Chandni Chowk runs right through the middle of Old Delhi, from the entrance to the Red Fort to the East to Fatehpuri Masjid to the West. Along the street lie many different places of worship, as well as historic havelis, or private residences.

Chandni Chowk was also the main processional thoroughfare in Old Delhi, down which the Mughal Emperors would march with their elephants and their Grand Imperial Retinue. The British would continue this tradition with King Edward VII and his consort proceeding down Chandni Chowk during the Delhi Durbar of 1903.

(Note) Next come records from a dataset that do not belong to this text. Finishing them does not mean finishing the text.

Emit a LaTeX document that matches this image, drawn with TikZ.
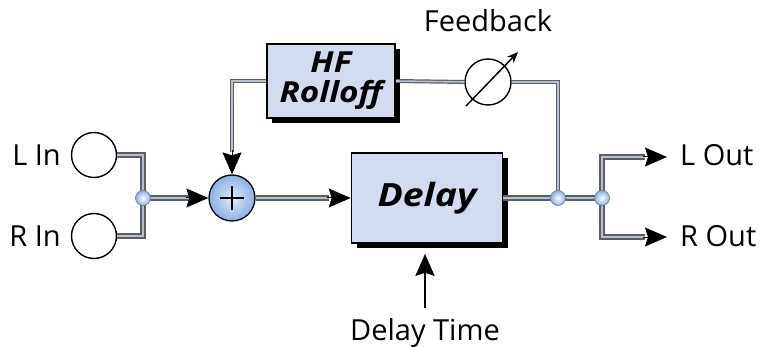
\documentclass[tikz,border=0pt]{standalone}
\usepackage{fontspec}
\setmainfont{Open Sans}
\usetikzlibrary{arrows.meta,calc,shadows}
\definecolor{boxfill}{HTML}{D2DCF0}
\definecolor{pipeout}{HTML}{5A5E66}
\definecolor{pipein}{HTML}{B8C0D0}
\definecolor{ballc}{HTML}{8AB0E4}
\tikzset{
  x=1pt,y=-1pt,
  pipeO/.style={draw=pipeout,line width=6.5pt,line join=miter},
  pipeI/.style={draw=pipein,line width=2.8pt,line join=miter},
  thinO/.style={draw=pipeout,line width=4pt,line join=miter},
  thinI/.style={draw=pipein,line width=1.6pt,line join=miter},
  tipA/.style={-{Stealth[length=22pt,width=19pt,inset=3pt]},line width=1pt,black},
  blockbox/.style={draw=black,line width=1.6pt,fill=boxfill,
     drop shadow={shadow xshift=5pt,shadow yshift=-5pt,fill=black,opacity=1},
     font=\bfseries\itshape, align=center, inner sep=0pt},
  jdot/.style={circle,draw=ballc!70!black,line width=0.6pt,minimum size=15pt,inner sep=0pt,shading=radial,inner color=white,outer color=ballc},
  incirc/.style={circle,draw=black,line width=1.4pt,minimum size=45pt,inner sep=0pt},
  lbl/.style={font=\fontsize{29}{32}\selectfont,inner sep=0pt},
}
\begin{document}
\begin{tikzpicture}
\useasboundingbox (0,0) rectangle (762,347);
% nodes
\node[incirc] (lin) at (94,155) {};
\node[incirc] (rin) at (94,236) {};
\node[lbl,anchor=east] (lint) at (61,155) {L In};
\node[lbl,anchor=east] (rint) at (61,236) {R In};
\coordinate (j0) at (143,198);
\node[blockbox,minimum width=151pt,minimum height=90pt,font=\bfseries\itshape\fontsize{32}{34}\selectfont] (delay) at (427,198) {\scalebox{1.17}[1]{Delay}};
\node[blockbox,minimum width=128pt,minimum height=74pt,font=\bfseries\itshape\fontsize{29}{31}\selectfont] (hf) at (331,81) {\scalebox{1.15}[1]{HF}\\[-1pt]\scalebox{1.15}[1]{Rolloff}};
\node[circle,draw=black,line width=1.4pt,minimum size=46pt,inner sep=0pt] (pot) at (488,82) {};
\node[lbl,anchor=base] (fb) at (488,32) {Feedback};
\coordinate (ja) at (558,198);
\coordinate (jb) at (602,198);
\coordinate (lout) at (667,157);
\coordinate (rout) at (667,237);
\node[lbl,anchor=west] (loutt) at (680,155) {L Out};
\node[lbl,anchor=west] (routt) at (680,236) {R Out};
\node[lbl,anchor=base] (dt) at (425,340) {Delay Time};
\coordinate (dtarr) at (425,308);
% input pipes
\foreach \s in {pipeO,pipeI}{
  \draw[\s] (lin.east) -| (j0) |- (rin.east);
  \draw[\s] (j0) -- ($(j0)+(46,0)$);
}
% sum node
\node[circle,draw=black,line width=1.3pt,minimum size=46pt,inner sep=0pt,shading=radial,inner color=ballc!25!white,outer color=ballc] (sum) at (232,198) {};
\draw[line width=1.8pt] ($(sum.center)+(-12,0)$) -- ($(sum.center)+(12,0)$)
  ($(sum.center)+(0,-12)$) -- ($(sum.center)+(0,12)$);
\draw[tipA] ($(sum.west)+(-22,0)$) -- (sum.west);
% sum to delay
\foreach \s in {pipeO,pipeI}{
  \draw[\s] (sum.east) -- ($(delay.west)+(-22,0)$);
}
\draw[tipA] ($(delay.west)+(-24,0)$) -- (delay.west);
% delay output and feedback
\foreach \s in {thinO,thinI}{
  \draw[\s] (ja) -- (ja|-pot) -- (pot.east);
  \draw[\s] (pot.west) -- (hf.east);
  \draw[\s] (hf.west) -| ($(sum.north)+(0,-22)$);
}
\draw[tipA] ($(sum.north)+(0,-24)$) -- (sum.north);
\foreach \s in {pipeO,pipeI}{
  \draw[\s] (delay.east) -- (jb);
  \draw[\s] ($(lout)+(-22,0)$) -| (jb) |- ($(rout)+(-22,0)$);
}
\draw[tipA] ($(lout)+(-24,0)$) -- (lout);
\draw[tipA] ($(rout)+(-24,0)$) -- (rout);
% pot arrow
\draw[line width=1.5pt,-{Stealth[length=11pt,width=9pt]}] ($(pot.center)+(-22,24)$) -- ($(pot.center)+(30,-30)$);
% junction dots
\node[jdot] (jd0) at (j0) {};
\node[jdot] (jda) at (ja) {};
\node[jdot] (jdb) at (jb) {};
% delay time arrow
\draw[tipA,line width=2.4pt] (dtarr) -- ($(delay.south)+(-2,10)$);
\end{tikzpicture}
\end{document}
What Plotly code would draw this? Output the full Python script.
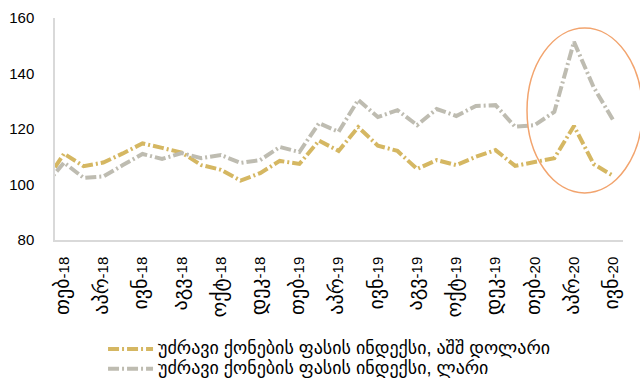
import plotly.graph_objects as go

# Monthly real estate price index, Jan 2018 - Jun 2020
months = [
    "იან-18", "თებ-18", "მარ-18", "აპრ-18", "მაი-18", "ივნ-18",
    "ივლ-18", "აგვ-18", "სექ-18", "ოქტ-18", "ნოე-18", "დეკ-18",
    "იან-19", "თებ-19", "მარ-19", "აპრ-19", "მაი-19", "ივნ-19",
    "ივლ-19", "აგვ-19", "სექ-19", "ოქტ-19", "ნოე-19", "დეკ-19",
    "იან-20", "თებ-20", "მარ-20", "აპრ-20", "მაი-20", "ივნ-20",
]

index_usd = [
    100.5, 111.1, 106.6, 107.9, 111.2, 114.8,
    113.2, 111.5, 107.0, 105.3, 101.4, 104.1,
    108.5, 107.4, 115.8, 112.1, 120.7, 114.0,
    112.1, 105.6, 108.8, 107.0, 110.0, 112.4,
    106.7, 108.2, 109.5, 121.1, 107.4, 103.1,
]

index_gel = [
    99.5, 107.9, 102.4, 102.9, 107.0, 111.0,
    109.2, 111.3, 109.5, 110.6, 107.8, 108.8,
    113.5, 111.7, 122.1, 119.0, 130.5, 124.3,
    126.8, 121.4, 127.2, 124.7, 128.3, 128.6,
    120.8, 121.4, 126.2, 151.4, 135.1, 123.2,
]

name_usd = "უძრავი ქონების ფასის ინდექსი, აშშ დოლარი"
name_gel = "უძრავი ქონების ფასის ინდექსი, ლარი"

tick_labels = months[1::2]


def tick_text(label):
    # Georgian month abbreviation set a bit larger than the year digits
    mon, yr = label.split("-")
    return f'<span style="font-size:20px">{mon}</span>-{yr}'


def legend_text(name):
    return f'<span style="font-size:18px">{name}</span>'


GOLD = "#D5B762"
GRAY = "#BEBCB1"
DASH = "11px,3px,2px,3px"

fig = go.Figure()
fig.add_trace(go.Scatter(
    x=months, y=index_usd, name=legend_text(name_usd), mode="lines",
    line=dict(color=GOLD, width=4, dash=DASH),
))
fig.add_trace(go.Scatter(
    x=months, y=index_gel, name=legend_text(name_gel), mode="lines",
    line=dict(color=GRAY, width=4, dash=DASH),
))

# highlight around the spring 2020 spike
fig.add_shape(
    type="circle", xref="paper", yref="paper",
    x0=0.831, x1=1.034, y0=0.212, y1=0.955,
    line=dict(color="#F2A46E", width=1.5),
    fillcolor="rgba(0,0,0,0)",
)

fig.update_layout(
    width=640, height=385,
    margin=dict(l=55, r=17, t=18, b=145, autoexpand=False),
    paper_bgcolor="white", plot_bgcolor="white",
    font=dict(family="Liberation Sans, Arial, DejaVu Sans", size=14, color="#000000"),
    showlegend=True,
    legend=dict(
        orientation="v", xref="container", yref="container",
        x=0.161, y=0.1325, xanchor="left", yanchor="top",
        font=dict(size=13), itemwidth=45, tracegroupgap=0,
        bgcolor="rgba(0,0,0,0)",
    ),
)

fig.update_xaxes(
    type="category", range=[0.54, 29.5],
    tickmode="array", tickvals=tick_labels,
    ticktext=[tick_text(t) for t in tick_labels],
    tickangle=-90, tickfont=dict(size=15), ticks="",
    ticklabelstandoff=9, automargin=False,
    showline=True, linecolor="#D9D9D9", linewidth=1.5,
    showgrid=False, zeroline=False,
)
fig.update_yaxes(
    range=[80, 160], tickvals=[80, 100, 120, 140, 160],
    tickfont=dict(size=15), ticks="", ticklabelstandoff=16, automargin=False,
    showline=True, linecolor="#D9D9D9", linewidth=1.5,
    showgrid=False, zeroline=False,
)

fig.write_html("out.html")
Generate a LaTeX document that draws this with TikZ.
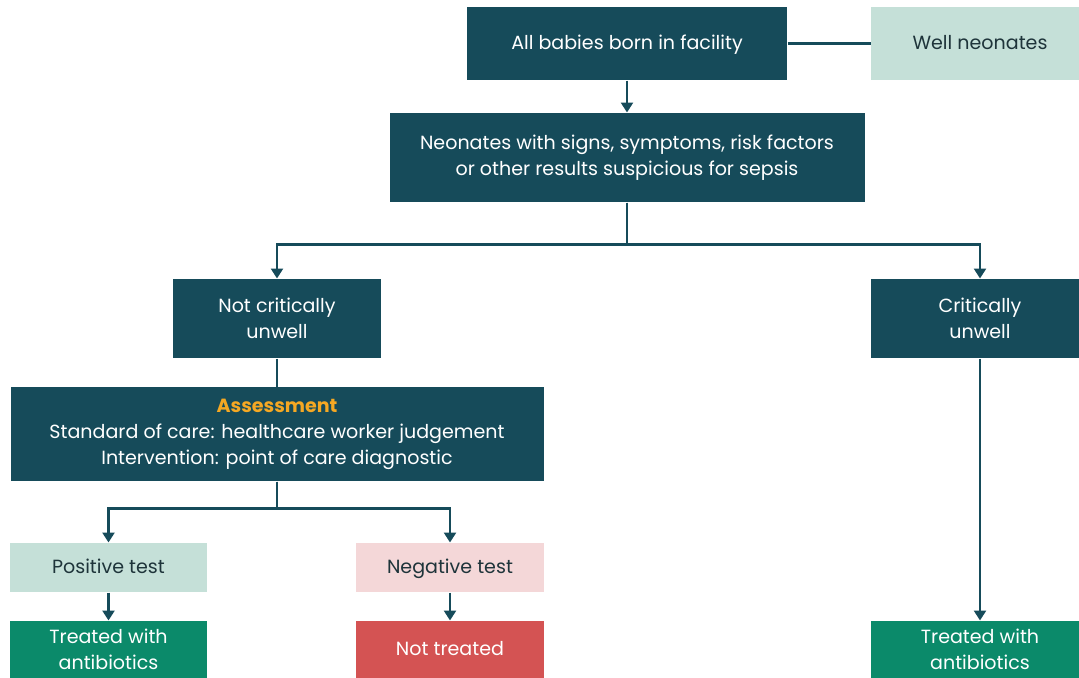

Today, unfortunately, many of the structures on Chandni Chowk are in urgent need of repair, though the Chowk itself, is still bursting with life and commercial activity and well worth a wander, if only to get a flavour of the city.

9 - ES PEarey Lal Building

ES Pearey Lal Building, Chandni Chowk.

10 - Allahabad Bank

Allahabad Bank.

11 - CEntral Baptist Church

Central Baptist Church.

12 Sikh TEmple

The Gurudwara Sis Ganj Sahib (1783) is a historic Sikh Temple. It marks the site where the 9th Sikh Guru was beheaded on the orders of Emperor Aurangzeb for refusing to convert to Islam.

13 - Art Deco Building

Art deco architecture off the main thoroughfare.

14 - Beautiful Rajput style building

A beautiful marble structure – possibly a haveli?

15 - Gothic Balconies

Gothic-style balconies of (possibly) a haveli.

16 - Crumbling Majesty

Crumbling main street architecture.

17 - Old Town Hall

Old Delhi Town Hall (1863).

18 - Masjid Fatehpuri

Masjid Fatehpuri was built in 1650 by one of Shah Jahan’s wives, Fatehpuri Begum, who hailed from Fatehpuri Sikri. It sits at the western end of Chandni Chowk.

19 - St Stephens Church

Around the corner sits St Stephen’s Church, built in 1862 in the Gothic style.

Red Fort (Lal Qila)

From Chandni Chowk, we enter the Red Fort through Lahore Gate. The Fort was constructed by Shah Jahan in 1639. It was the Royal Palace to his Capital City of Shahjahanabad, and remained the Royal Palace of the Mughals till the last Mughal Emperor Bahadur Shah was ejected and exiled by the British in 1857.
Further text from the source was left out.